The term outrights is used in the forex (FX) market to describe a type of transaction where two parties agree to buy or sell a given amount of currency at a predetermined rate at some point in the future. This type of transaction is also referred to as a forward outright, an FX forward or a currency forward. A forward outright transaction is mainly used by parties seeking to hedge against adverse currency fluctuations or to stabilize a stream of future cash flows by taking advantage of the current rate.

For example, let's say a U.S. company known as ZXY imports most of its materials from the U.K. every six months and its executives believe that the value of the domestic currency is going to decrease. If the domestic currency's value does decrease, it will take more U.S. dollars to buy the same amount of materials. In this case, the company could take advantage of a forward outright transaction, allowing the two parties to agree on a certain exchange rate today, and when ZXY needs to purchase materials in six months, it will not be affected by adverse changes in the exchange rate.

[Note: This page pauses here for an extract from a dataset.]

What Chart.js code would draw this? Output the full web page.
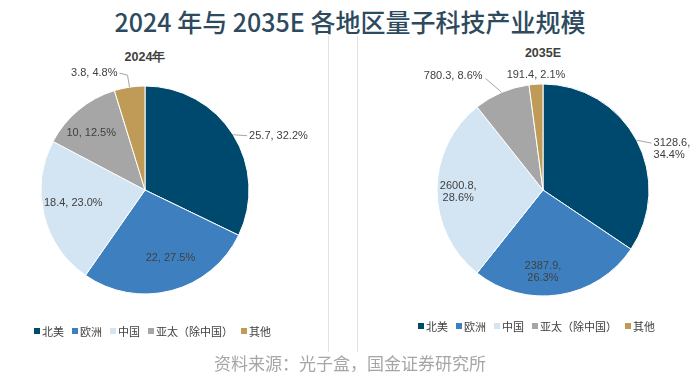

An outright rate differs from the rate used in the spot market because the parties factor in characteristics such as the volatility of the currencies and their mutual opinion of where they think the exchange rate will be in the future. The disadvantage of using a forward outright is that the exchange rate could move in what would have been a favorable direction had the hedge not been implemented. In this case, the investor doesn't stand to gain from favorable changes in the exchange rate because they agreed to pay a predetermined exchange rate irregardless of the rate when the investor makes the purchase.